Coxo à Eternidade?
Meu
avô tinha uma filosofia curiosa: o homem nascia sem alma. E a
conquistava paulatinamente através da depuração de seus
pensamentos e ações. Portanto, o homem esvaziado preenchia a si
mesmo com a elevação de seus atos, mirando um horizonte além de
sua própria consciência, visando – ao morrer – ter completado o
trabalho de restaurar-se para apresentar-se ao Criador - por
inteiro, sem que nada lhe falte. A percepção de meu avô me marcou
porque a humanização não era um processo desligado dos outros,
ensimesmado, sem outra finalidade que não o próprio homem. Em seu
método, ela deveria existir para o Outro e resultava da Travessia.

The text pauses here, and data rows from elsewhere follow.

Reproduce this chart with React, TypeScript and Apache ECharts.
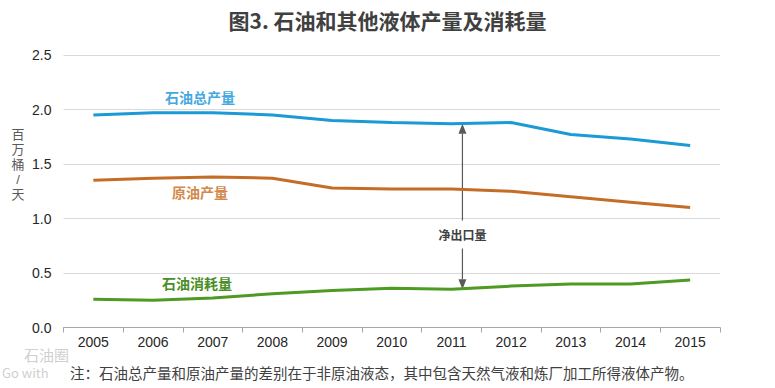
import React, { useEffect, useRef } from "react";
import * as echarts from "echarts";

const years = ["2005", "2006", "2007", "2008", "2009", "2010", "2011", "2012", "2013", "2014", "2015"];
const totalProduction = [1.95, 1.97, 1.97, 1.95, 1.9, 1.88, 1.87, 1.88, 1.77, 1.73, 1.67];
const crudeProduction = [1.35, 1.37, 1.38, 1.37, 1.28, 1.27, 1.27, 1.25, 1.2, 1.15, 1.1];
const consumption = [0.26, 0.25, 0.27, 0.31, 0.34, 0.36, 0.35, 0.38, 0.4, 0.4, 0.435];
const yMin = 0;
const yMax = 2.5;
const yStep = 0.5;
const yName = ["百", "万", "桶", "/", "天"];
const arrowYear = "2011";
const arrowTop = 1.87;
const arrowBottom = 0.35;

const FONT = "'Noto Sans CJK SC', 'Noto Sans', sans-serif";
const NUMFONT = "'Liberation Sans', Arial, sans-serif";

export default function App() {
  const ref = useRef<HTMLDivElement>(null);
  useEffect(() => {
    if (!ref.current) return;
    const chart = echarts.init(ref.current, null, { renderer: "svg" });
    const baseOption: any = {
      animation: false,
      backgroundColor: "#ffffff",
      grid: { left: 63.5, right: 55, top: 55, bottom: 60.5 },
      xAxis: {
        type: "category",
        data: years,
        boundaryGap: true,
        axisLine: { lineStyle: { color: "#a6a6a6", width: 1 } },
        axisTick: { show: true, length: 5, lineStyle: { color: "#a6a6a6" } },
        axisLabel: { color: "#262626", fontSize: 14, fontFamily: NUMFONT, margin: 7 },
        splitLine: { show: false },
      },
      yAxis: {
        type: "value",
        min: yMin,
        max: yMax,
        interval: yStep,
        axisLine: { show: false },
        axisTick: { show: false },
        axisLabel: {
          color: "#262626",
          fontSize: 14,
          fontFamily: NUMFONT,
          margin: 12,
          formatter: (v: number) => v.toFixed(1),
        },
        splitLine: { lineStyle: { color: "#d9d9d9", width: 1 } },
      },
      series: [
        {
          type: "line",
          data: totalProduction,
          symbol: "none",
          lineStyle: { color: "#1b9ad6", width: 3 },
        },
        {
          type: "line",
          data: crudeProduction,
          symbol: "none",
          lineStyle: { color: "#c46d27", width: 3 },
        },
        {
          type: "line",
          data: consumption,
          symbol: "none",
          lineStyle: { color: "#4e9a23", width: 3 },
        },
      ],
    };
    chart.setOption(baseOption);

    const ax = (chart.convertToPixel({ xAxisIndex: 0 }, arrowYear) as number) + 11;
    const yTop = chart.convertToPixel({ yAxisIndex: 0 }, arrowTop) as number;
    const yBot = chart.convertToPixel({ yAxisIndex: 0 }, arrowBottom) as number;
    const yText = (yTop + yBot) / 2 + 28;
    const ah = 10;
    const aw = 4;
    const arrowColor = "#595959";

    const nameTexts = yName.map((ch, i) => ({
      type: "text",
      x: 18,
      y: 134 + i * 15,
      style: {
        text: ch,
        font: `13px 'Liberation Sans', 'Noto Sans CJK SC', sans-serif`,
        fill: "#595959",
        align: "center",
        verticalAlign: "middle",
      },
    }));

    chart.setOption({
      graphic: [
        {
          type: "text",
          left: "center",
          top: 9,
          style: {
            text: "图3. 石油和其他液体产量及消耗量",
            font: `bold 21px ${FONT}`,
            fill: "#404040",
          },
          x: -16,
        },
        ...nameTexts,
        {
          type: "text",
          x: 200,
          y: 97,
          style: { text: "石油总产量", font: `bold 14px ${FONT}`, fill: "#45a9df", align: "center", verticalAlign: "middle" },
        },
        {
          type: "text",
          x: 200,
          y: 192,
          style: { text: "原油产量", font: `bold 14px ${FONT}`, fill: "#d4894c", align: "center", verticalAlign: "middle" },
        },
        {
          type: "text",
          x: 197,
          y: 283,
          style: { text: "石油消耗量", font: `bold 14px ${FONT}`, fill: "#4b8e27", align: "center", verticalAlign: "middle" },
        },
        {
          type: "line",
          shape: { x1: ax, y1: yTop + ah, x2: ax, y2: yText - 14 },
          style: { stroke: arrowColor, lineWidth: 1.2 },
        },
        {
          type: "polygon",
          shape: { points: [[ax, yTop], [ax - aw, yTop + ah], [ax + aw, yTop + ah]] },
          style: { fill: arrowColor },
        },
        {
          type: "line",
          shape: { x1: ax, y1: yText + 14, x2: ax, y2: yBot - ah },
          style: { stroke: arrowColor, lineWidth: 1.2 },
        },
        {
          type: "polygon",
          shape: { points: [[ax, yBot], [ax - aw, yBot - ah], [ax + aw, yBot - ah]] },
          style: { fill: arrowColor },
        },
        {
          type: "text",
          x: ax,
          y: yText,
          style: { text: "净出口量", font: `bold 12px ${FONT}`, fill: "#404040", align: "center", verticalAlign: "middle" },
        },
        {
          type: "text",
          x: 24,
          y: 354,
          style: { text: "石油圈", font: `15px ${FONT}`, fill: "#d0d0d0", align: "left", verticalAlign: "middle" },
        },
        {
          type: "text",
          x: 2,
          y: 372,
          style: { text: "Go with", font: `13px ${FONT}`, fill: "#d0d0d0", align: "left", verticalAlign: "middle" },
        },
        {
          type: "text",
          x: 70,
          y: 372,
          style: {
            text: "注：石油总产量和原油产量的差别在于非原油液态，其中包含天然气液和炼厂加工所得液体产物。",
            font: `14.5px ${FONT}`,
            fill: "#404040",
            align: "left",
            verticalAlign: "middle",
          },
        },
      ],
    });

    return () => chart.dispose();
  }, []);
  return <div ref={ref} style={{ width: 775, height: 388, position: "absolute", left: 0, top: 0 }} />;
}
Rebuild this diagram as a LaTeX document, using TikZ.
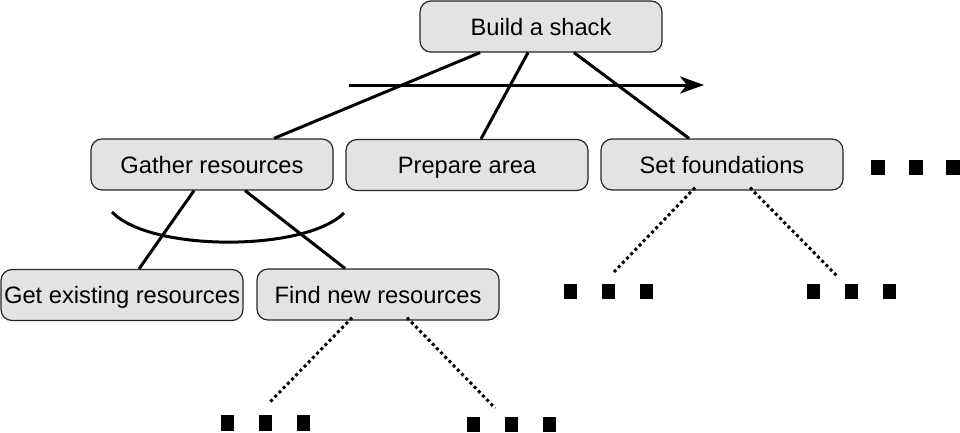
\documentclass[tikz,border=0pt]{standalone}
\usepackage{fontspec}
\setmainfont{Liberation Sans}
\usetikzlibrary{arrows.meta}
\begin{document}
\begin{tikzpicture}[x=1pt,y=-1pt,
  box/.style={draw=black!85,line width=1.2pt,fill=black!11,rounded corners=11pt,
    minimum width=242pt,minimum height=51pt,inner sep=0pt,
    text height=22pt,text depth=5pt,
    font=\fontsize{23.7}{28}\selectfont},
  link/.style={line width=3pt},
  dots/.style={line width=3pt,dash pattern=on 3pt off 3pt},
  sq/.style={fill=black}]
\useasboundingbox (0,0) rectangle (960,432);
\node[box] (build)   at (541,26.5) {Build a shack};
\node[box] (gather)  at (212,164.5) {Gather resources};
\node[box] (prepare) at (467,165) {Prepare area};
\node[box] (setf)    at (722,164.5) {Set foundations};
\node[box] (get)     at (122,295) {Get existing resources};
\node[box] (find)    at (378,294.5) {Find new resources};
% tree links
\draw[link] ([xshift=-61pt]build.south) -- ([xshift=62pt]gather.north);
\draw[link] ([xshift=-13pt]build.south) -- ([xshift=14pt]prepare.north);
\draw[link] ([xshift=33pt]build.south) -- ([xshift=-33pt]setf.north);
\draw[link] ([xshift=-18pt]gather.south) -- ([xshift=17pt]get.north);
\draw[link] ([xshift=33pt]gather.south) -- ([xshift=-33pt]find.north);
% arrow
\coordinate (a1) at (349,85);
\coordinate (a2) at (704,85);
\draw[link,-{Stealth[length=24pt,width=17pt,inset=7pt]}] (a1) -- (a2);
% arc
\coordinate (c1) at (112,212);
\coordinate (c2) at (344,213);
\draw[line width=3pt] (c1) .. controls (150,252) and (305,252) .. (c2);
% dotted continuations
\coordinate (d1) at (614,272);
\coordinate (d2) at (838,277);
\coordinate (d3) at (270,402);
\coordinate (d4) at (495,408);
\draw[dots] ([xshift=-27pt,yshift=3pt]setf.south) -- (d1);
\draw[dots] ([xshift=28pt,yshift=3pt]setf.south) -- (d2);
\draw[dots] ([xshift=-26pt,yshift=3pt]find.south) -- (d3);
\draw[dots] ([xshift=29pt,yshift=3pt]find.south) -- (d4);
% ellipsis squares
\foreach \x in {871,909,946} \fill[sq] (\x,160) rectangle ++(14,15);
\foreach \x in {564,602,640} \fill[sq] (\x,284) rectangle ++(13,15);
\foreach \x in {807,845,883} \fill[sq] (\x,284) rectangle ++(13,15);
\foreach \x in {221,259,297} \fill[sq] (\x,415) rectangle ++(13,16);
\foreach \x in {467,505,543} \fill[sq] (\x,417) rectangle ++(13,15);
\end{tikzpicture}
\end{document}
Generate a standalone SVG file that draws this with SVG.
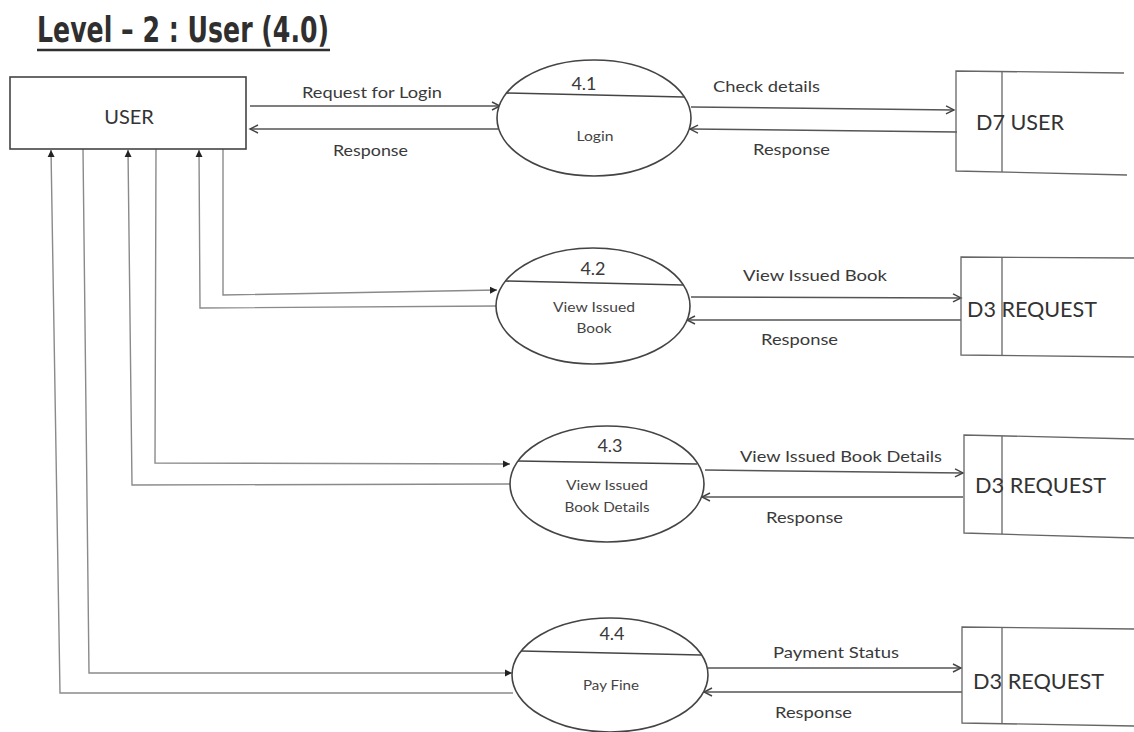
<svg xmlns="http://www.w3.org/2000/svg" width="1134" height="732" viewBox="0 0 1134 732">
<style>
  .title { font-family: "DejaVu Sans Condensed", "DejaVu Sans", "Liberation Sans", sans-serif; font-weight: bold; font-size: 36px; fill: #2f2f2f; }
  .lbl { font-family: Lato, "Open Sans", "Liberation Sans", sans-serif; font-size: 16px; fill: #3a3a3a; }
  .num { font-family: Lato, "Open Sans", "Liberation Sans", sans-serif; font-size: 18px; fill: #3a3a3a; text-anchor: middle; }
  .proc { font-family: Lato, "Open Sans", "Liberation Sans", sans-serif; font-size: 14px; fill: #444; text-anchor: middle; }
  .store { font-family: Lato, "Open Sans", "Liberation Sans", sans-serif; font-size: 21px; fill: #333; }
  .ent { font-family: Lato, "Open Sans", "Liberation Sans", sans-serif; font-size: 20px; fill: #333; text-anchor: middle; }
  .shape { fill: #fff; stroke: #444; stroke-width: 1.6; }
  .div { stroke: #444; stroke-width: 1.6; fill: none; }
  .sline { stroke: #666; stroke-width: 1.3; fill: none; }
  .flow { stroke: #555; stroke-width: 1.5; fill: none; }
  .conn { stroke: #8a8a8a; stroke-width: 1.4; fill: none; }
  .open { marker-end: url(#openArrow); }
  .solid { marker-end: url(#solidArrow); }
</style>
<defs>
  <marker id="openArrow" markerWidth="12" markerHeight="12" refX="9" refY="5" orient="auto" markerUnits="userSpaceOnUse">
    <path d="M1,1 L9,5 L1,9" fill="none" stroke="#444" stroke-width="1.4"/>
  </marker>
  <marker id="solidArrow" markerWidth="10" markerHeight="10" refX="7" refY="4" orient="auto" markerUnits="userSpaceOnUse">
    <path d="M0,0.5 L7,4 L0,7.5 z" fill="#222"/>
  </marker>
</defs>
<rect width="1134" height="732" fill="#fff"/>

<g id="title">
  <text class="title" x="37" y="42" textLength="292" lengthAdjust="spacingAndGlyphs">Level – 2 : User (4.0)</text>
  <line x1="37" y1="50" x2="330" y2="50" stroke="#2f2f2f" stroke-width="2.5"/>
</g>

<g id="connectors">
  <!-- USER <-> 4.1 -->
  <line class="flow open" x1="250" y1="106" x2="500" y2="106"/>
  <line class="flow open" x1="498" y1="129" x2="250" y2="129"/>
  <!-- 4.1 <-> D7 -->
  <line class="flow open" x1="691" y1="107" x2="954" y2="110"/>
  <line class="flow open" x1="957" y1="132" x2="690" y2="129"/>
  <!-- USER <-> 4.2 -->
  <polyline class="conn solid" points="223,149 223,295 497,290"/>
  <polyline class="conn solid" points="497,306 200,308 199,150"/>
  <!-- 4.2 <-> D3 -->
  <line class="flow open" x1="691" y1="297" x2="961" y2="298"/>
  <line class="flow open" x1="961" y1="320" x2="687" y2="320"/>
  <!-- USER <-> 4.3 -->
  <polyline class="conn solid" points="156,149 155,463 510,464"/>
  <polyline class="conn solid" points="511,484 132,485 128,150"/>
  <!-- 4.3 <-> D3 -->
  <line class="flow open" x1="705" y1="470" x2="963" y2="473"/>
  <line class="flow open" x1="963" y1="497" x2="702" y2="497"/>
  <!-- USER <-> 4.4 -->
  <polyline class="conn solid" points="83,149 89,673 512,673"/>
  <polyline class="conn solid" points="513,693 60,693 51,150"/>
  <!-- 4.4 <-> D3 -->
  <line class="flow open" x1="708" y1="668" x2="961" y2="668"/>
  <line class="flow open" x1="962" y1="692" x2="704" y2="692"/>
</g>

<g id="flow-labels">
  <text class="lbl" x="302" y="98" textLength="140" lengthAdjust="spacingAndGlyphs">Request for Login</text>
  <text class="lbl" x="333" y="156" textLength="75" lengthAdjust="spacingAndGlyphs">Response</text>
  <text class="lbl" x="713" y="92" textLength="107" lengthAdjust="spacingAndGlyphs">Check details</text>
  <text class="lbl" x="753" y="155" textLength="77" lengthAdjust="spacingAndGlyphs">Response</text>
  <text class="lbl" x="743" y="281" textLength="144" lengthAdjust="spacingAndGlyphs">View Issued Book</text>
  <text class="lbl" x="761" y="345" textLength="77" lengthAdjust="spacingAndGlyphs">Response</text>
  <text class="lbl" x="740" y="462" textLength="202" lengthAdjust="spacingAndGlyphs">View Issued Book Details</text>
  <text class="lbl" x="766" y="523" textLength="77" lengthAdjust="spacingAndGlyphs">Response</text>
  <text class="lbl" x="773" y="658" textLength="126" lengthAdjust="spacingAndGlyphs">Payment Status</text>
  <text class="lbl" x="775" y="718" textLength="77" lengthAdjust="spacingAndGlyphs">Response</text>
</g>

<g id="user">
  <rect class="shape" x="10" y="77" width="236" height="72"/>
  <text class="ent" x="129" y="124">USER</text>
</g>

<g id="p41">
  <ellipse class="shape" cx="594" cy="118" rx="97" ry="58"/>
  <line class="div" x1="506" y1="93" x2="684" y2="97"/>
  <text class="num" x="584" y="90">4.1</text>
  <text class="proc" x="595" y="141" textLength="37" lengthAdjust="spacingAndGlyphs">Login</text>
</g>

<g id="p42">
  <ellipse class="shape" cx="593" cy="306" rx="97" ry="58"/>
  <line class="div" x1="505" y1="281" x2="683" y2="285"/>
  <text class="num" x="593" y="275">4.2</text>
  <text class="proc" x="594" y="312" textLength="82" lengthAdjust="spacingAndGlyphs">View Issued</text>
  <text class="proc" x="594" y="333" textLength="35" lengthAdjust="spacingAndGlyphs">Book</text>
</g>

<g id="p43">
  <ellipse class="shape" cx="607" cy="484" rx="97" ry="58"/>
  <line class="div" x1="518" y1="461" x2="697" y2="464"/>
  <text class="num" x="610" y="452">4.3</text>
  <text class="proc" x="607" y="490" textLength="82" lengthAdjust="spacingAndGlyphs">View Issued</text>
  <text class="proc" x="607" y="512" textLength="85" lengthAdjust="spacingAndGlyphs">Book Details</text>
</g>

<g id="p44">
  <ellipse class="shape" cx="610" cy="675" rx="98" ry="57"/>
  <line class="div" x1="521" y1="651" x2="701" y2="655"/>
  <text class="num" x="612" y="640">4.4</text>
  <text class="proc" x="611" y="690" textLength="56" lengthAdjust="spacingAndGlyphs">Pay Fine</text>
</g>

<g id="d7-user">
  <polyline class="sline" points="1124,73 956,71 956,171 1127,175"/>
  <line class="sline" x1="1002" y1="71" x2="1002" y2="172"/>
  <text class="store" x="976" y="130" textLength="88" lengthAdjust="spacingAndGlyphs">D7 USER</text>
</g>

<g id="d3-request-1">
  <polyline class="sline" points="1134,258 961,257 961,355 1134,357"/>
  <line class="sline" x1="1002" y1="257" x2="1002" y2="356"/>
  <text class="store" x="967" y="317" textLength="130" lengthAdjust="spacingAndGlyphs">D3 REQUEST</text>
</g>

<g id="d3-request-2">
  <polyline class="sline" points="1134,439 964,435 964,533 1134,538"/>
  <line class="sline" x1="1002" y1="436" x2="1002" y2="534"/>
  <text class="store" x="975" y="493" textLength="131" lengthAdjust="spacingAndGlyphs">D3 REQUEST</text>
</g>

<g id="d3-request-3">
  <polyline class="sline" points="1134,629 962,627 962,723 1134,726"/>
  <line class="sline" x1="1002" y1="628" x2="1002" y2="724"/>
  <text class="store" x="973" y="689" textLength="131" lengthAdjust="spacingAndGlyphs">D3 REQUEST</text>
</g>
</svg>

Dela se desprenderia para integrar a alma que se formava. A
concepção inusitada não encontrava respaldo filosófico em
nenhuma corrente conhecida. Parecia saída, originariamente, das
entranhas de meu avô materno. Aliás, uma outra vez aqui se revela
uma característica do pensamento por ele elaborado: o homem pensava
por inteiro. O pensamento não era uma atribuição cerebral apenas,
mas de todo o corpo. Entre seus posicionamentos, talvez o mais
excêntrico fosse a respeito do céu. A explicação científica
para a cor azulada do dia ou da negritude da noite não se ligava
ao comprimento de ondas derivadas do prisma gerado pela luz solar em
sua viagem pela atmosfera. Ele compreendia um trançado de almas
puras , fortemente unidas umas às outras, durante o dia, e à noite,
conviviam as impuras que moviam-se para o dia pelo crepúsculo
conforme a depuração. Lembro-me dele toda vez que penso na
construção de meu próprio espírito; espero tê-la terminado para
o momento de minha apresentação. Quem quer ir coxo à eternidade?